Castro menilai anggota TNI sejak awal dididik sebagai prajurit pertahanan negara. Sehingga mereka tidak memiliki kompetensi untuk menjadi jaksa.


“Jadi sangat tidak rasional, ini hanya akal-akalan memberikan atau melapangkan jalan militer untuk menempati pos-pos jabatan di luar kompetensinya,” ungkap Castro.


Alih-alih memperluas jabatan sipil yang bisa diisi anggota TNI aktif, Castro menilai DPR RI dan pemerintah seharusnya mereformasi Undang-Undang Nomor 31 tahun 1997 tentang Peradilan Militer. 


Sehingga anggota TNI yang terlibat atau melakukan tindak pidana dapat diadili lewat mekanisme peradilan umum.


Sementara memperluas wewenang anggota TNI aktif bisa menjabat di Kejaksaan Agung hanya akan semakin memicu terjadinya konflik kepentingan. Apalagi jika sampai menjabat Jaksa Agung ataupun Jampidmil.


“Paling berbahaya sebenarnya ketika militer masuk dalam jabatan jabatan seperti Jaksa Agung dan Jampidmil itu. Jaksa tidak lagi menjadi pengacara negara tapi menjadi pengacara militer, karena kepentingan yang dibawa adalah kepentingan militer. Sehingga mustahil kemudian akan menyasar golongannya sendiri,” tuturnya.

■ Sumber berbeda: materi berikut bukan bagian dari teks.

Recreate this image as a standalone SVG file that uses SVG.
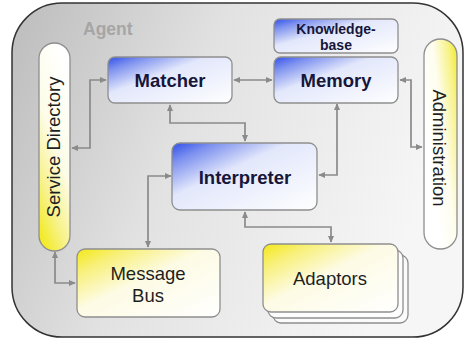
<svg xmlns="http://www.w3.org/2000/svg" width="465" height="341" viewBox="0 0 465 341">
<style>
.box{stroke:#8e8e8e;stroke-width:1.3}
.lbl{font-family:"Liberation Sans",Arial,sans-serif;font-weight:bold;fill:#16163a;text-anchor:middle}
.reg{font-family:"Liberation Sans",Arial,sans-serif;fill:#1e1e1e;text-anchor:middle}
.con{fill:none;stroke:#8a8a8a;stroke-width:1.7;marker-start:url(#ah);marker-end:url(#ah)}
</style>
<defs>
<linearGradient id="bg" x1="0" y1="0" x2="1" y2="0.3">
<stop offset="0" stop-color="#bcbcbc"/>
<stop offset="0.45" stop-color="#e2e2e2"/>
<stop offset="1" stop-color="#f6f6f6"/>
</linearGradient>
<linearGradient id="blue" x1="0" y1="0" x2="1" y2="1">
<stop offset="0" stop-color="#2f4fe8"/>
<stop offset="0.15" stop-color="#7d91ef"/>
<stop offset="0.4" stop-color="#e2e7fb"/>
<stop offset="1" stop-color="#ffffff"/>
</linearGradient>
<linearGradient id="yel" x1="0" y1="0" x2="1" y2="1">
<stop offset="0" stop-color="#f4e816"/>
<stop offset="0.18" stop-color="#f8f07a"/>
<stop offset="0.45" stop-color="#fdfbe4"/>
<stop offset="1" stop-color="#ffffff"/>
</linearGradient>
<linearGradient id="sd" x1="0.2" y1="1" x2="0.6" y2="0">
<stop offset="0" stop-color="#f2ea20"/>
<stop offset="0.25" stop-color="#f7f28a"/>
<stop offset="0.55" stop-color="#fdfce8"/>
<stop offset="1" stop-color="#ffffff"/>
</linearGradient>
<linearGradient id="adm" x1="1" y1="0" x2="0.2" y2="0.6">
<stop offset="0" stop-color="#f2ea20"/>
<stop offset="0.25" stop-color="#f8f38c"/>
<stop offset="0.6" stop-color="#fefdee"/>
<stop offset="1" stop-color="#ffffff"/>
</linearGradient>
<marker id="ah" viewBox="0 0 10 10" refX="9" refY="5" markerWidth="7" markerHeight="7" markerUnits="userSpaceOnUse" orient="auto-start-reverse">
<path d="M0,0.5 L10,5 L0,9.5 z" fill="#8a8a8a"/>
</marker>
</defs>

<g id="agent">
<rect x="12" y="3" width="451" height="334" rx="50" fill="url(#bg)" stroke="#333" stroke-width="1.5"/>
<text x="83" y="35" font-family="Liberation Sans,Arial,sans-serif" font-weight="bold" font-size="17.5" fill="#a6a6a6">Agent</text>
</g>

<g id="connectors">
<path class="con" d="M72,148 H90 V80 H106"/>
<path class="con" d="M234,80 H272"/>
<path class="con" d="M170,105 V123 H245 V141"/>
<path class="con" d="M337,104 V175 H319"/>
<path class="con" d="M400,80 H411 V147 H422"/>
<path class="con" d="M171,176 H148 V247"/>
<path class="con" d="M245,212 V227 H331 V242"/>
<path class="con" d="M55,252 V283 H75"/>
</g>

<g id="service-directory">
<rect class="box" x="39" y="43" width="31" height="208" rx="15.5" fill="url(#sd)"/>
<text class="reg" font-size="18.5" transform="translate(60,147) rotate(-90)">Service Directory</text>
</g>

<g id="administration">
<rect class="box" x="424" y="39" width="33" height="210" rx="16.5" fill="url(#adm)"/>
<text class="reg" font-size="18.5" transform="translate(433,148) rotate(90)">Administration</text>
</g>

<g id="matcher">
<rect class="box" x="108" y="57" width="124" height="46" rx="7" fill="url(#blue)"/>
<text class="lbl" x="170" y="87" font-size="18.5">Matcher</text>
</g>

<g id="knowledge-base">
<rect class="box" x="274" y="19" width="124" height="34" rx="6" fill="url(#blue)"/>
<text class="lbl" x="336" y="34" font-size="14">Knowledge-</text>
<text class="lbl" x="336" y="50" font-size="14">base</text>
</g>

<g id="memory">
<rect class="box" x="274" y="57" width="124" height="46" rx="7" fill="url(#blue)"/>
<text class="lbl" x="336" y="87" font-size="18.5">Memory</text>
</g>

<g id="interpreter">
<rect class="box" x="172" y="143" width="145" height="67" rx="8" fill="url(#blue)"/>
<text class="lbl" x="245" y="184" font-size="18.5">Interpreter</text>
</g>

<g id="message-bus">
<rect class="box" x="77" y="249" width="143" height="68" rx="8" fill="url(#yel)"/>
<text class="reg" x="148" y="280" font-size="18.5">Message</text>
<text class="reg" x="148" y="302" font-size="18.5">Bus</text>
</g>

<g id="adaptors">
<rect class="box" x="273" y="255" width="135" height="68" rx="8" fill="#fbfbfb"/>
<rect class="box" x="268" y="250" width="135" height="68" rx="8" fill="#fdfdfd"/>
<rect class="box" x="263" y="244" width="135" height="68" rx="8" fill="url(#yel)"/>
<text class="reg" x="330" y="285" font-size="18.5">Adaptors</text>
</g>
</svg>
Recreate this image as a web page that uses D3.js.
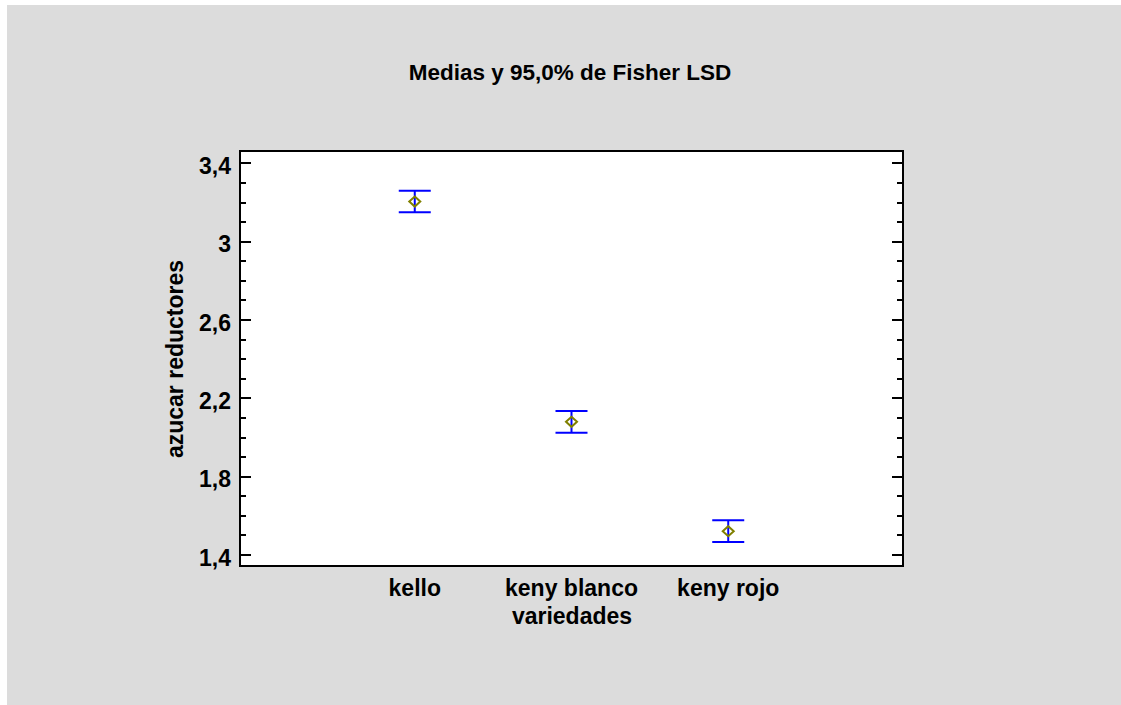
<!DOCTYPE html>
<html>
<head>
<meta charset="utf-8">
<script src="https://cdn.jsdelivr.net/npm/d3@7"></script>
<style>
  html, body { margin: 0; padding: 0; background: #ffffff; }
  svg { display: block; }
  text { font-family: "Liberation Sans", Arial, sans-serif; font-weight: bold; fill: #000; }
</style>
</head>
<body>
<script>
// Means and 95% Fisher LSD intervals per variety
const categories = ["kello", "keny blanco", "keny rojo"];
const means = [3.205, 2.080, 1.522];
const lower = [3.150, 2.025, 1.467];
const upper = [3.260, 2.135, 1.577];
const yTicks = [1.4, 1.8, 2.2, 2.6, 3.0, 3.4];
const yMinorTicks = d3.range(1.4, 3.45, 0.1).map(v => +v.toFixed(1));
const titleText = "Medias y 95,0% de Fisher LSD";
const xTitle = "variedades";
const yTitle = "azucar reductores";

const W = 1121, H = 705;
const plot = { left: 240, top: 151, right: 903, bottom: 566 };

const svg = d3.select("body").append("svg")
  .attr("width", W).attr("height", H);

// panel background
svg.append("rect")
  .attr("x", 7).attr("y", 5).attr("width", W - 7).attr("height", H - 5)
  .attr("fill", "#dcdcdc");

// plotting area
svg.append("rect")
  .attr("x", plot.left).attr("y", plot.top)
  .attr("width", plot.right - plot.left).attr("height", plot.bottom - plot.top)
  .attr("fill", "#ffffff");

const x = d3.scalePoint().domain(categories)
  .range([plot.left, plot.right]).padding(1.115);
const y = d3.scaleLinear().domain([1.344, 3.463])
  .range([plot.bottom, plot.top]);

const fmt = v => (Number.isInteger(v) ? String(v) : v.toFixed(1)).replace(".", ",");

// inward ticks on left and right sides
const tickG = svg.append("g").attr("stroke", "#000").attr("stroke-width", 2);
yMinorTicks.forEach(v => {
  const major = yTicks.some(t => Math.abs(t - v) < 1e-9);
  const len = major ? 11 : 6;
  const yy = Math.round(y(v)) + 0.0;
  tickG.append("line").attr("x1", plot.left).attr("x2", plot.left + len)
    .attr("y1", yy).attr("y2", yy);
  tickG.append("line").attr("x1", plot.right).attr("x2", plot.right - len)
    .attr("y1", yy).attr("y2", yy);
});

// y tick labels
svg.append("g").selectAll("text").data(yTicks).join("text")
  .attr("x", plot.left - 9)
  .attr("y", d => y(d) + 10.5)
  .attr("text-anchor", "end")
  .style("font-size", "23px")
  .text(fmt);

// x category labels
svg.append("g").selectAll("text").data(categories).join("text")
  .attr("x", d => x(d))
  .attr("y", 596)
  .attr("text-anchor", "middle")
  .style("font-size", "23px")
  .text(d => d);

// frame
svg.append("rect")
  .attr("x", plot.left).attr("y", plot.top)
  .attr("width", plot.right - plot.left).attr("height", plot.bottom - plot.top)
  .attr("fill", "none").attr("stroke", "#000").attr("stroke-width", 2);

// interval bars
const capHalf = 16;
const bars = svg.append("g").attr("stroke", "#0000ff").attr("stroke-width", 2);
categories.forEach((c, i) => {
  const cx = x(c);
  bars.append("line").attr("x1", cx).attr("x2", cx)
    .attr("y1", y(upper[i])).attr("y2", y(lower[i]));
  bars.append("line").attr("x1", cx - capHalf).attr("x2", cx + capHalf)
    .attr("y1", y(upper[i])).attr("y2", y(upper[i]));
  bars.append("line").attr("x1", cx - capHalf).attr("x2", cx + capHalf)
    .attr("y1", y(lower[i])).attr("y2", y(lower[i]));
});

// mean markers (diamonds)
svg.append("g").selectAll("path").data(categories).join("path")
  .attr("d", (c, i) => {
    const cx = x(c), cy = y(means[i]);
    return `M${cx},${cy - 5}L${cx + 5.5},${cy}L${cx},${cy + 5}L${cx - 5.5},${cy}Z`;
  })
  .attr("fill", "none").attr("stroke", "#808000").attr("stroke-width", 2);

// titles
svg.append("text")
  .attr("x", 570).attr("y", 79.5)
  .attr("text-anchor", "middle")
  .style("font-size", "22.5px")
  .text(titleText);

svg.append("text")
  .attr("x", (plot.left + plot.right) / 2 + 0.5).attr("y", 624)
  .attr("text-anchor", "middle")
  .style("font-size", "23px")
  .text(xTitle);

svg.append("text")
  .attr("transform", `translate(183,359) rotate(-90)`)
  .attr("text-anchor", "middle")
  .style("font-size", "23px")
  .text(yTitle);
</script>
</body>
</html>
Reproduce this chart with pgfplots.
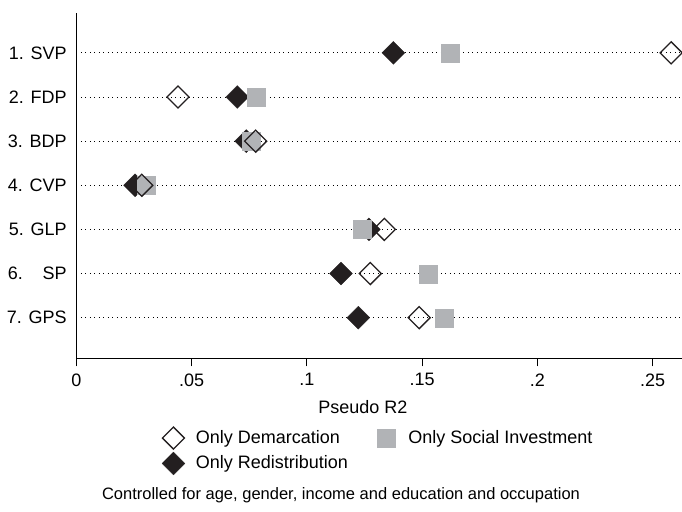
\documentclass[border=0pt]{standalone}
\usepackage{pgfplots}
\pgfplotsset{compat=1.18}
\usepackage{fontspec}
\setmainfont{Liberation Sans}
\definecolor{siGray}{HTML}{B1B3B6}
\definecolor{redBlack}{HTML}{231F20}
\begin{document}
\fontsize{18bp}{21bp}\selectfont
\begin{tikzpicture}
\useasboundingbox (-76.3bp,-153.7bp) rectangle (605.7bp,358.3bp);
\begin{axis}[
  at={(0,0)}, anchor=south west,
  scale only axis, width=605.7bp, height=345.6bp,
  xmin=0, xmax=0.2627, ymin=0.08, ymax=7.91,
  axis x line=bottom, axis y line=left,
  axis line style={-, line width=0.9bp, black},
  tick align=outside, major tick length=8bp,
  xtick={0,0.05,0.1,0.15,0.2,0.25},
  xticklabels={0,.05,.1,.15,.2,.25},
  ytick={1,2,3,4,5,6,7},
  yticklabels={7. GPS,6.\hspace{1.1em}SP,5. GLP,4. CVP,3. BDP,2. FDP,1. SVP},
  ytick style={draw=none},
  xtick style={line width=0.9bp, black},
  ymajorgrids,
  major grid style={black, line width=0.9bp, dash pattern=on 0.9bp off 3.6bp},
  /pgf/number format/assume math mode=true,
  tick label style={font=\fontsize{18bp}{21bp}\selectfont},
  xticklabel style={yshift=-1bp},
  yticklabel style={xshift=4.5bp},
  xlabel={Pseudo R2},
  x label style={at={(axis description cs:0.473,0)}, anchor=base, yshift=-55bp, font=\fontsize{18bp}{21bp}\selectfont},
  legend columns=2,
  legend style={at={(axis description cs:0.1415,-0.197)}, anchor=north west,
    draw=none, fill=none, inner sep=0pt, outer sep=0pt,
    font=\fontsize{18bp}{21bp}\selectfont,
    column sep=10bp, row sep=2bp,
    /tikz/every even column/.append style={column sep=26bp},
    nodes={inner sep=1bp}},
  legend cell align=left,
  legend image code/.code={\path (-11bp,-11.5bp) coordinate (lgA) (11bp,11.5bp) coordinate (lgB); \draw[#1] plot coordinates {(0bp,0bp)};},
]
% Only Redistribution (black diamonds)
\addplot[only marks, forget plot, color=redBlack, mark=square*, mark size=8.1bp,
  mark options={rotate=45, fill=redBlack, draw=redBlack, line width=0.3bp}]
  coordinates {(0.1375,7) (0.0698,6) (0.0737,5) (0.0255,4) (0.1269,3) (0.1148,2) (0.1223,1)};
% Only Social Investment (grey squares)
\addplot[only marks, forget plot, color=siGray, mark=square*, mark size=9bp,
  mark options={fill=siGray, draw=siGray, line width=0.1bp}]
  coordinates {(0.1620,7) (0.0779,6) (0.0756,5) (0.0301,4) (0.1238,3) (0.1527,2) (0.1595,1)};
% Only Demarcation (hollow diamonds)
\addplot[only marks, forget plot, color=redBlack, mark=square, mark size=7.8bp,
  mark options={rotate=45, draw=redBlack, fill=none, line width=1.3bp}]
  coordinates {(0.2580,7) (0.0441,6) (0.0778,5) (0.0284,4) (0.1336,3) (0.1275,2) (0.1487,1)};
\addlegendimage{only marks, color=redBlack, mark=square, mark size=7.8bp, mark options={rotate=45, draw=redBlack, fill=none, line width=1.3bp}}
\addlegendentry{Only Demarcation}
\addlegendimage{only marks, color=siGray, mark=square*, mark size=9bp, mark options={fill=siGray, draw=siGray, line width=0.1bp}}
\addlegendentry{Only Social Investment}
\addlegendimage{only marks, color=redBlack, mark=square*, mark size=8.1bp, mark options={rotate=45, fill=redBlack, draw=redBlack, line width=0.3bp}}
\addlegendentry{Only Redistribution}
\end{axis}
\node[anchor=base, font=\fontsize{16.5bp}{20bp}\selectfont] at (264.7bp,-140.7bp) {Controlled for age, gender, income and education and occupation};
\end{tikzpicture}
\end{document}
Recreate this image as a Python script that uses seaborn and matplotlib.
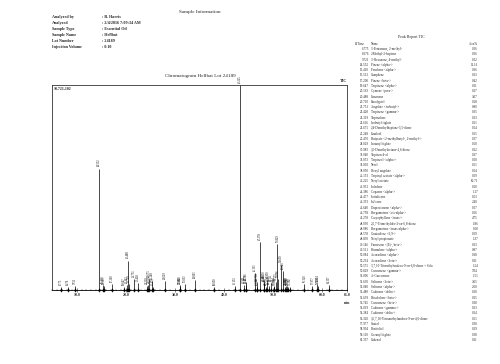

Sedangkan Ketua Panitia Kerja atau Panja RUU TNI, Utut Adianto membantah RUU TNI sebagai upaya mengembalikan dwifungsi TNI. 


Dia justru mengklaim lewat perubahan tersebut DPR RI dan pemerintah semakin membatasi peran TNI di ranah sipil.


“Saya juga sudah kali-kali bicarakan, justru ini melimitasi," kata Utut di Kompleks Parlemen, Jakarta, Senin (17/3).


Bantahan serupa disampaikan Menteri Sekretaris Negara (Mensesneg) Prasetyo Hadi. 


Dia mengklaim RUU TNI justru memperkuat peran TNI dalam melindungi kedaulatan negara dan menyelesaikan tantangan dan permasalahan yang ada.


“Jadi, tolonglah untuk tidak mengeluarkan statement-statement yang seolah-olah akan kembali ada dwifungsi ABRI, tidak begitu,” katanya.